1) Choose seed that tolerate a broad range of soil fertility and pH and that surface broadcast well. For example WR is generally a better choice than oats or WW as a cereal grain component.

2) Always keep the ground covered.

3) Change your view of weeds. Yes, there are some particularly problematic weeds that need to be dealt with, but in many cases, plants that are weeds to farmers are beneficial to us.

4) Don't judge your results by how your fields look. Make sure you have clear objectives and judge your success against those objectives. For example if your primary objective is to benefit the local deer herd, make sure you identify gaps in native and agricultural foods and plant to fill those gaps. If your objective is attraction at a specific time of the year, plant for that. Then in both cases monitor deer use during that specific period using highly reliable fast trigger trail cameras or exclusion cages. Everyone likes to post beautiful weed free fields and they look great and well enjoy the pictures, but they don't mean success. Any crop that does not end up in the belly of a deer (or other wildlife if you are managing for that) when the window for which it was planted closes is not contributing to your objective.

Best of luck,

Jack
 
Also consider putting out utilization cages every 4 weeks, helps you keep track of the pace of grazing.
 
Thanks Jack. I'm all in to the long-term here, and believe me I accept weeds in the food plot! I may try buckwheat next spring but it is difficult to grow anything that doesn't tolerate a lot of grazing. It didn't work for me on a prior plot. I'm not here for frost-seeding so I've got to figure out what to do with the plots next year. Maybe broadcast berseem clover in to the rye in April.

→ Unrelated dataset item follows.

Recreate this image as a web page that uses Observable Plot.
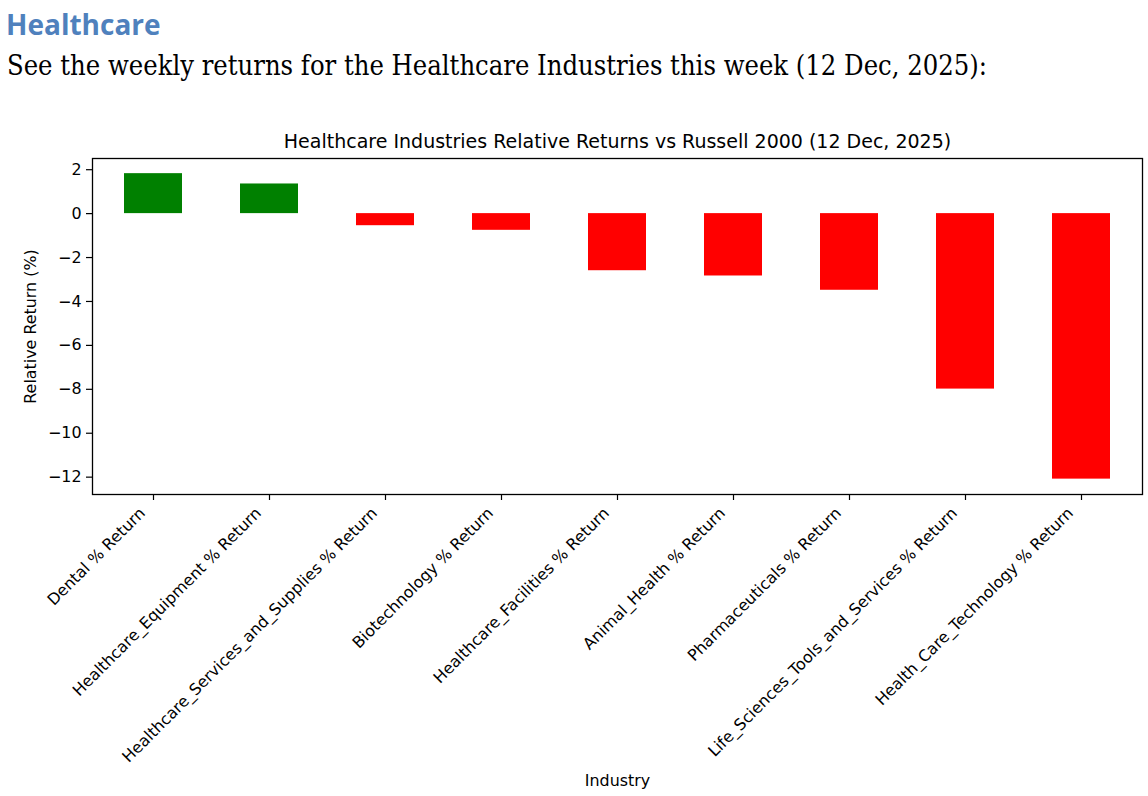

Ryan, I do have a utilization cage. Before I learned to do that I thought I couldn't grow anything. Turns out it was very heavy grazing. I grow amazing turnips inside the cages, not so much outside. I've only recently realized how important it is too move the cage or add a cage to get more current information.
 
Buckwheat is used by deer but generally not abused unless the plots are tiny or browse pressure is very heavy. If you can't get buckwheat to grow, it sounds like you have bigger issues than planting technique.